A company aims to power the world for millions of years by digging the deepest holes ever. And it utilizes a nuclear fusion technology, reports Interesting Engineering. “An MIT spinout aims to use X-rays to melt rock and repurpose coal and gas plants into deep geothermal wells – effectively transforming dirty fossil-fuel plants into clean ones.”
Why spending time near water gives us a powerful mental health boost–We have long known that connecting with nature in green spaces is great for our mental health. Now fresh research is showing that time near water – by the coast, rivers and even fountains in the park – is even more restorative, reports New Scientist.

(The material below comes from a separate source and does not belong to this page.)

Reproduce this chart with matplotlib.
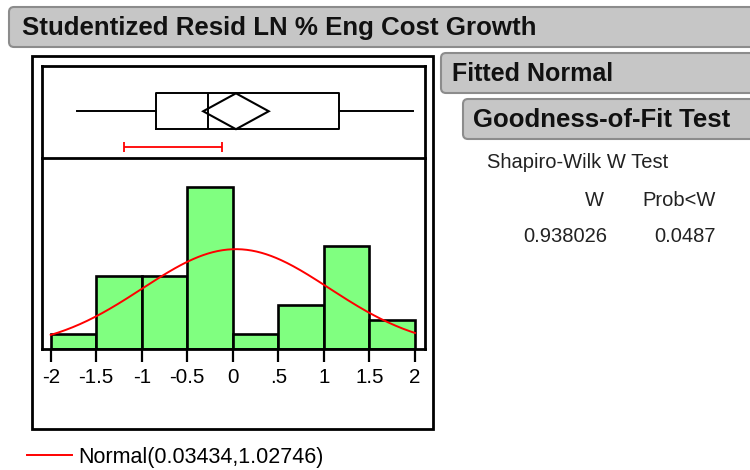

The unseen whale killer–Ocean noise pollution is terrible for sealife. Reducing it could be an easy win. “Over the past 50 years, increased shipping has contributed to a 30-fold increase in the low-frequency noise present along major shipping routes – Lucille Chapuis.”
Astrophysicist Paul Sutter explains the world’s seeming lack of trust in science, reports astrophysicist Paul Sutter for Ars Technica. “The public has a very strange relationship with science. Perennial issues of public mistrust like evolution and climate change have recently been joined by a range of conspiracy theories about the COVID pandemic—even the shape of the Earth has become an issue.”
James Webb’s first science images: before-and-after –Now that it’s fully commissioned, the James Webb Space Telescope begins its exploration of the Universe, reports Big Think.
Webb’s Record-Breaking First Image Shows Why We Build Telescopes –A new galaxy-packed picture from the James Webb Space Telescope offers a chance to rekindle our wonder about the universe, reports Grant Tremblay for Scientific American.
The Explosive Ambitions of Kate the Chemist –At the lecture halls of the University of Texas or on TV, Kate Biberdorf is working to catalyze more people into careers in science, reports The New York Times. “The dream is Vegas.That is not a typical aspiration of someone who teaches chemistry to undergraduates. For Dr. Biberdorf — better known as Kate the Chemist — that dream is part of her goal to capture the fun of scientific exploration and to entice children, especially girls, to consider science as their life’s calling.”
Eight Superfoods That Could Future-Proof Our Diet –These climate-resilient crops could find more prominent placement on our plates in the next few decades, reports The Smithsonian.
When does the fetus become a “person”? The philosophy of gradualism provides a moral guide. Gradualism rejects the idea of a “bright line” in the abortion debate, reports Big Think.
Here’s what we know sex with Neanderthals was like, reports BBC Future. “Scientists know a surprising amount about the titillating episode in human history when our species got together, including whether we kissed and the nature of their sexual organs.”
Microparticles could be used to deliver “self-boosting” vaccines –With particles that release their payloads at different times, one injection could provide multiple vaccine doses, reports MIT News.